**Task inputs:**
========

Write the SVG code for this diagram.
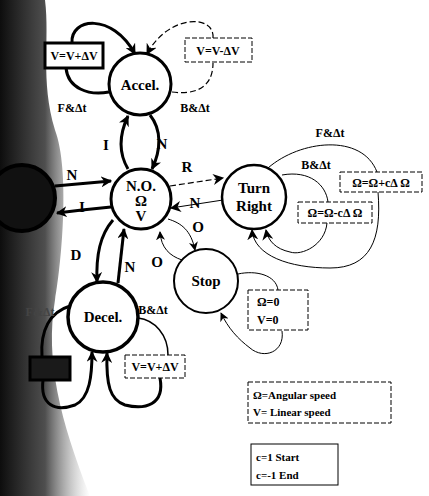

========

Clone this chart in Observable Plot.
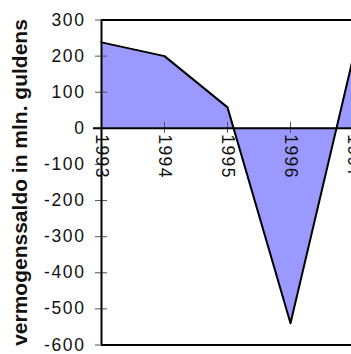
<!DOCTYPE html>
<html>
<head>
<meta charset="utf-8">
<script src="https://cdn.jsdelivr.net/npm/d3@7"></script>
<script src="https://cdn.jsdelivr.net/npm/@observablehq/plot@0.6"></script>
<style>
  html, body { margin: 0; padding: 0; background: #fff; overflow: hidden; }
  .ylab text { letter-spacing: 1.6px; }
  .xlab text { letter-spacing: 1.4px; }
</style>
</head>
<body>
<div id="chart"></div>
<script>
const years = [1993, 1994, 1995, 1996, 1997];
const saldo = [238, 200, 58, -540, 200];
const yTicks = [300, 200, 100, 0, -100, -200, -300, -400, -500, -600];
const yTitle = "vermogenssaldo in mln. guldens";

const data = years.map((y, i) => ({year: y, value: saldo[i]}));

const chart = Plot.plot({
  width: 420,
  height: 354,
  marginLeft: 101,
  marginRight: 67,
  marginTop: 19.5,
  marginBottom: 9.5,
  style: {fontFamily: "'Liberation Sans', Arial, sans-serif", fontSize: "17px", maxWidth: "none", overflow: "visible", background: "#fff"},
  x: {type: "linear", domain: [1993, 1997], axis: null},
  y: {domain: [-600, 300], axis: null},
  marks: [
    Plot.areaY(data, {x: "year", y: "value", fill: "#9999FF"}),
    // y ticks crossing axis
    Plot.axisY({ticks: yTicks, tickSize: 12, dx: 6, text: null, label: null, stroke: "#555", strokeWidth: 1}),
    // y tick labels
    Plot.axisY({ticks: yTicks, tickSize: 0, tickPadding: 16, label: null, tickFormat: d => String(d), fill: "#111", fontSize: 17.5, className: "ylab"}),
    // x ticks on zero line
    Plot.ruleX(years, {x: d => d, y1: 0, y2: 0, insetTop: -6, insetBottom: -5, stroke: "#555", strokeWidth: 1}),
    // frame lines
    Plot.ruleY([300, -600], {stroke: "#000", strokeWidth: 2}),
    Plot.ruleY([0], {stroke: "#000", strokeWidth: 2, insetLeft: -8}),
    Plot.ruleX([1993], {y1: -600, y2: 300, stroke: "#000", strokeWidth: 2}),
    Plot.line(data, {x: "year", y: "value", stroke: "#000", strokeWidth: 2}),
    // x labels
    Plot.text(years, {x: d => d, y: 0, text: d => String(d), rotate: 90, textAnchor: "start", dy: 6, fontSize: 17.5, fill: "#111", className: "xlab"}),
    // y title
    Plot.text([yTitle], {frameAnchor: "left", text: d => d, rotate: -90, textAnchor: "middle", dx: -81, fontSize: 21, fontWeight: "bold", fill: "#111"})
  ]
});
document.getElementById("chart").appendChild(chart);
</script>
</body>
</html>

========

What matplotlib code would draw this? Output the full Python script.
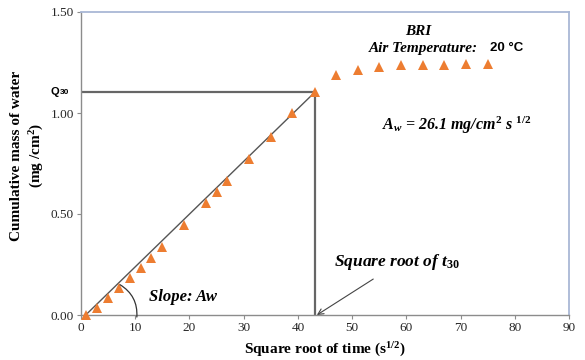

========

**Requirements:** Exactly the lines from the one with "Clone this chart in Observable Plot." through the one with "const data = years.map((y, i)" are to be reproduced, and no pictures with them.

**Response to the task:**
Clone this chart in Observable Plot.
<!DOCTYPE html>
<html>
<head>
<meta charset="utf-8">
<script src="https://cdn.jsdelivr.net/npm/d3@7"></script>
<script src="https://cdn.jsdelivr.net/npm/@observablehq/plot@0.6"></script>
<style>
  html, body { margin: 0; padding: 0; background: #fff; overflow: hidden; }
  .ylab text { letter-spacing: 1.6px; }
  .xlab text { letter-spacing: 1.4px; }
</style>
</head>
<body>
<div id="chart"></div>
<script>
const years = [1993, 1994, 1995, 1996, 1997];
const saldo = [238, 200, 58, -540, 200];
const yTicks = [300, 200, 100, 0, -100, -200, -300, -400, -500, -600];
const yTitle = "vermogenssaldo in mln. guldens";

const data = years.map((y, i) => ({year: y, value: saldo[i]}));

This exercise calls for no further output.